Aber diesmal ging es, sein Vater und er, sie hatten sich beide zusammengerissen. Außerdem war er ja wegen etwas ganz anderem hier. Er hätte auch bei Erich übernachten können, dessen Eltern hätten nichts dagegen gehabt.

Er musste jedoch mit Regina sprechen, die bei seinen Eltern um die Ecke wohnte. Sie musste sich von ihrer Familie lossagen und in die Partei eintreten, so die klare Ansage seines Betreuers, eine Freundin, die mit ihrer Familie einen Ausreiseantrag gestellt hatte, und seine Ausbildung beim Wachregiment, das passte nicht zusammen.

Nachdem Regina wieder geweint und um Bedenkzeit gebeten hatte, wie auch schon in den Briefen, die sie vorher ausgetauscht hatten, war Ralf ganz einfach aufgestanden.

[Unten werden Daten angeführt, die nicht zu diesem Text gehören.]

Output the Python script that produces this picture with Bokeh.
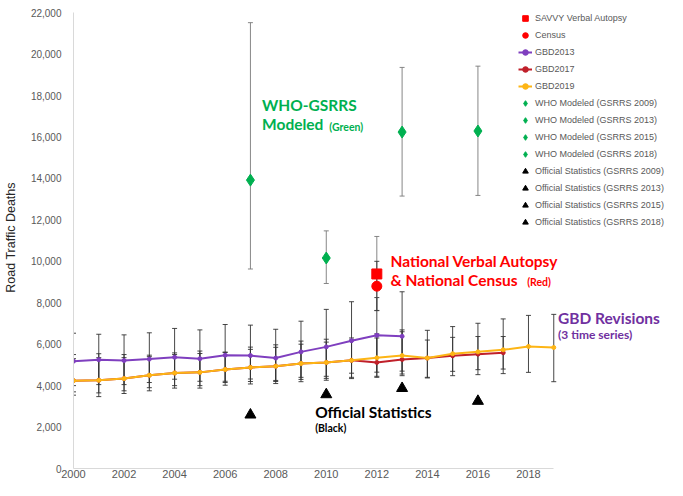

„Es ist Schluss“, hatte er gesagt und war gegangen.

Jetzt, wo er im Zug saß und darüber nachdachte, war er stolz auf sich. Er sah aus dem Fenster. „Der Glaube an unsere Sache macht uns stark“, hatte sein Führungsoffizier immer gesagt. So stark wie jetzt hatte er noch nie gespürt, dass dieser recht damit hatte.

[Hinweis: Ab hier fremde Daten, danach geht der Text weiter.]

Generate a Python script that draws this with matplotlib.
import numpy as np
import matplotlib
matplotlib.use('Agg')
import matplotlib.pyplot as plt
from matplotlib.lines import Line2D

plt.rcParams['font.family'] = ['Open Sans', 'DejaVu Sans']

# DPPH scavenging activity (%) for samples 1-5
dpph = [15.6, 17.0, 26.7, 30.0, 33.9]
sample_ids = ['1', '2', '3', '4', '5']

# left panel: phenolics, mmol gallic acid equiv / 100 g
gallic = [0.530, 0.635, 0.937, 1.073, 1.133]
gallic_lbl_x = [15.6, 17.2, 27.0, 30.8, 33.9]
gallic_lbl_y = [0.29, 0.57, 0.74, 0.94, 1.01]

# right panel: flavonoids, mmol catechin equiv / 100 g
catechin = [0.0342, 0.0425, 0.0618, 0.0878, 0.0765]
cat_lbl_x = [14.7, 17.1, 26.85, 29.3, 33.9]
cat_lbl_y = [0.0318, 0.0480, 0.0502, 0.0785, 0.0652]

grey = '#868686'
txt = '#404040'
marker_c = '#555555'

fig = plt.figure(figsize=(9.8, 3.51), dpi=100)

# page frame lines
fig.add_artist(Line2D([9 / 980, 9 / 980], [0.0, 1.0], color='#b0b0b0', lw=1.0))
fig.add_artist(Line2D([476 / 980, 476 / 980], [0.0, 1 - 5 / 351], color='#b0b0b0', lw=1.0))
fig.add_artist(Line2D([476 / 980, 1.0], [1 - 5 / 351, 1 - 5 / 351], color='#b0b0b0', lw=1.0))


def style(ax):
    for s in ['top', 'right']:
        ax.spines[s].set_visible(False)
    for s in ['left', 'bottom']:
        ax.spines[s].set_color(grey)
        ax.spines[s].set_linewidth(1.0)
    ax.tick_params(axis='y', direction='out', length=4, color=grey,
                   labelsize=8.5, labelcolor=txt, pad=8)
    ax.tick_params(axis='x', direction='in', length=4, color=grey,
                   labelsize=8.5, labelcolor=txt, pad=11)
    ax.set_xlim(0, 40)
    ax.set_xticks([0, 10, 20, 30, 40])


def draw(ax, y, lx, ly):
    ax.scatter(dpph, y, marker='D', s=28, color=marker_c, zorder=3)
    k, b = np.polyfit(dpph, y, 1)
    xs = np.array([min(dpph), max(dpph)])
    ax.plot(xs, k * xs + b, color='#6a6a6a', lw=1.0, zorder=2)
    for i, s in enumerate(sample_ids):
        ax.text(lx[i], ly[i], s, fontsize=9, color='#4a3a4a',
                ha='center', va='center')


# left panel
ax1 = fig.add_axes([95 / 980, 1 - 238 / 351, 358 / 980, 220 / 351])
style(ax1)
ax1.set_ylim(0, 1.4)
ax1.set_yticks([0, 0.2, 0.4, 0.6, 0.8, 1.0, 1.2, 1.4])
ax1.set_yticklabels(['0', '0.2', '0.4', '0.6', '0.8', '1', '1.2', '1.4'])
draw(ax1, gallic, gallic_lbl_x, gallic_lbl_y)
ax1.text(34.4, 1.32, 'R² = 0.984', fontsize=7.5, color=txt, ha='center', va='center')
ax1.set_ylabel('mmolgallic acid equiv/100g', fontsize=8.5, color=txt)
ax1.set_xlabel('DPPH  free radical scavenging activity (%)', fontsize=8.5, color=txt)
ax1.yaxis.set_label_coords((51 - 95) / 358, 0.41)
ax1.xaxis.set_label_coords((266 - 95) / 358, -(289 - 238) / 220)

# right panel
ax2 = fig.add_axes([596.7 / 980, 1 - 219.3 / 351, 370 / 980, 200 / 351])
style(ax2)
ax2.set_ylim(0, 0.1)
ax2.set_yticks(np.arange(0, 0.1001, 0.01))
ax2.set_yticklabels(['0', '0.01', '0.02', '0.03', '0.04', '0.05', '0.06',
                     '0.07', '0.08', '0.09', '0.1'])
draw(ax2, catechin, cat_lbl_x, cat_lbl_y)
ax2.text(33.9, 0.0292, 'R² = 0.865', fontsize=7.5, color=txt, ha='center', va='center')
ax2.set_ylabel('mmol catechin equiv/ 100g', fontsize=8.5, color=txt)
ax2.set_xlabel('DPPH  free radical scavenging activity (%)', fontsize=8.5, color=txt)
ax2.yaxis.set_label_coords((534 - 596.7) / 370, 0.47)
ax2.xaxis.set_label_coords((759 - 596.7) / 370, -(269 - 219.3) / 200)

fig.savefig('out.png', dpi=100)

Morgen hatten sie nun ihren ersten praktischen Einsatz, morgen früh bekamen sie den Einsatzbefehl. Er schaute stolz an seiner Uniform herunter, besonders auf den Streifen am linken Ärmel mit der Aufschrift „Wachregiment Felix Dzierzynski“, und rückte seine Mütze zurecht.

Spät am Nachmittag kam der Zug in Berlin an, und Ralf und Erich meldeten sich pünktlich in der Kaserne zurück.

„Du sollst dich bei deinem Führungsoffizier melden, wenn du zurück bist“, meinte Jens, als Ralf die Stube betrat.

„Okay, hat er vielleicht gesagt, warum?“, fragte Ralf nach.

„Nein, keine Ahnung“, erwiderte Jens und nahm sein Buch wieder in die Hand, das er kurz zuvor für einen Moment zur Seite gelegt hatte.

„Nun, hast du alles erledigt, was zu erledigen war?“ fragte sein Führungsoffizier.

„Jawohl, Genosse Offizier“, antwortete Ralf beflissen.